Returning to London for her third show at JD Malat Gallery, Katrin Fridriks (featured) is currently presenting a new body of work entitled A Certain Blue Enters Your Soul. The title references a quote by Henri Matisse, whose own work extensively utilised the same intense indigo which prevails throughout this exhibition.
Two paintings hang adjacent to the gallery entrance which chromatically reference her previous Grey Area exhibition (covered). That collection of paintings explored the outer limits of scientific understanding and both the demonstrable knowledge and equivocal belief that lies on either side of that divide. However, with this new exhibition, Fridriks’ artistic enquiry has taken her work beyond this duality to instead focus on the unifying principal of cosmic consciousness.
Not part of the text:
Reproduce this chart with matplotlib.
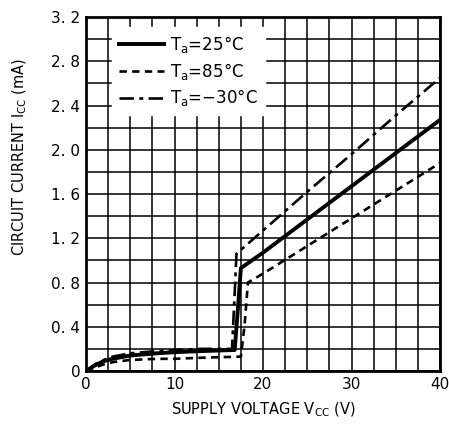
import matplotlib.pyplot as plt
import numpy as np

# supply voltage (V) / circuit current (mA)
v_25 = [0, 1, 2, 3, 5, 8, 10, 13, 16.8, 17.2, 17.5, 20, 25, 30, 35, 40]
i_25 = [0, 0.05, 0.09, 0.11, 0.14, 0.16, 0.17, 0.18, 0.19, 0.6, 0.93, 1.07, 1.37, 1.67, 1.97, 2.27]

v_85 = [0, 1, 2, 3, 5, 8, 10, 13, 17.5, 17.9, 18.3, 20, 25, 30, 35, 40]
i_85 = [0, 0.03, 0.06, 0.08, 0.1, 0.11, 0.11, 0.12, 0.13, 0.4, 0.8, 0.88, 1.13, 1.38, 1.63, 1.88]

v_m30 = [0, 1, 2, 3, 5, 8, 10, 13, 16.5, 16.8, 17.0, 20, 25, 30, 35, 40]
i_m30 = [0, 0.06, 0.1, 0.13, 0.16, 0.18, 0.19, 0.2, 0.2, 0.7, 1.06, 1.27, 1.62, 1.96, 2.31, 2.65]

xticks = [0, 10, 20, 30, 40]
xlabels = ['0', '10', '20', '30', '40']
yticks = [0, 0.4, 0.8, 1.2, 1.6, 2.0, 2.4, 2.8, 3.2]
ylabels = ['0', '0. 4', '0. 8', '1. 2', '1. 6', '2. 0', '2. 4', '2. 8', '3. 2']

plt.rcParams['font.family'] = ['DejaVu Sans']
fig = plt.figure(figsize=(4.49, 4.44), dpi=100)
ax = fig.add_axes([86/449, 1-371/444, 354/449, 354/444])

ax.plot(v_25, i_25, color='black', lw=2.8, linestyle='solid', label='T$_\\mathrm{a}$=25°C')
ax.plot(v_85, i_85, color='black', lw=1.9, linestyle=(0, (2.8, 2)), label='T$_\\mathrm{a}$=85°C')
ax.plot(v_m30, i_m30, color='black', lw=1.9, linestyle=(0, (5.5, 2, 1.5, 2)), label='T$_\\mathrm{a}$=−30°C')

ax.set_xlim(0, 40)
ax.set_ylim(0, 3.2)
ax.set_xticks(np.arange(0, 40.1, 2.5), minor=True)
ax.set_yticks(np.arange(0, 3.21, 0.2), minor=True)
ax.set_xticks(xticks)
ax.set_xticklabels(xlabels)
ax.set_yticks(yticks)
ax.set_yticklabels(ylabels)
ax.grid(which='both', color='black', lw=1.1)
ax.tick_params(which='both', length=0, labelsize=11, pad=4)
for s in ax.spines.values():
    s.set_linewidth(2)

leg = ax.legend(loc='upper left', bbox_to_anchor=(0.05, 0.995), frameon=True, fontsize=12,
                handlelength=2.7, labelspacing=0.35, borderpad=0.4, handletextpad=0.4)
leg.get_frame().set_edgecolor('white')
leg.get_frame().set_alpha(1)
leg.get_frame().set_boxstyle('square', pad=0)

fig.text(263/449, 1-410/444, 'SUPPLY VOLTAGE V$_\\mathrm{CC}$ (V)', fontsize=10.5, ha='center', va='center')
fig.text(20/449, 1-157/444, 'CIRCUIT CURRENT I$_\\mathrm{CC}$ (mA)', fontsize=10.5, ha='center', va='center',
         rotation=90)

fig.savefig('out.png', dpi=100)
Cosmic consciousness has its roots in Hegelian metaphysics and posits that there is a higher or particularly spiritual level of awareness and consciousness which permeates all beings. The concept has been given added credence by the discovery of Higgs Boson – the so called God Particle – which gives mass to all other particles throughout the universe. The Higgs Field, which contains the fundamental particle, is ever present and connects all matter and, as such, cosmic consciousness can be seen as another way to understand and interpret this same phenomena which governs all existence.
The Icelandic artist’s choice of blue utilises its symbolism as the color of unity: the sky and the sea, the spiritual and the material, the oneness of our ‘pale blue dot’ as it hurtles through space. But, through the writing Rūmī, it also represents a search for an awareness of the life and order of the universe, with the 13th century Persian poet having once written ‘I am a sky where spirits live. Stare into this deepening blue, while the breeze says a secret.’ The gallery space is flanked on one side by a series of four paintings linked both by their predominant use of the colour blue but also by a beam of celestial white which runs through the centre of each canvas. This invokes in the viewer both the idea of a tangible ray of light and the spiritual notion of a soul travelling through our lives.
Elsewhere in the exhibition, despite the highly gestural nature of her technique, Fridriks’ paintings rigorously focuses on interpreting the world around us, rather than acting as a conduit for her own personal expression. For example, in works such as Magnetic Life Force, the flares of intensely variegated paint are suggestive of the breaking forth of energy on whatever physical or unconscious level that may be. The exhibition continues until 9 May 2021 at JD Malat Gallery, 30 Davies St, Mayfair, London, W1K 4NB.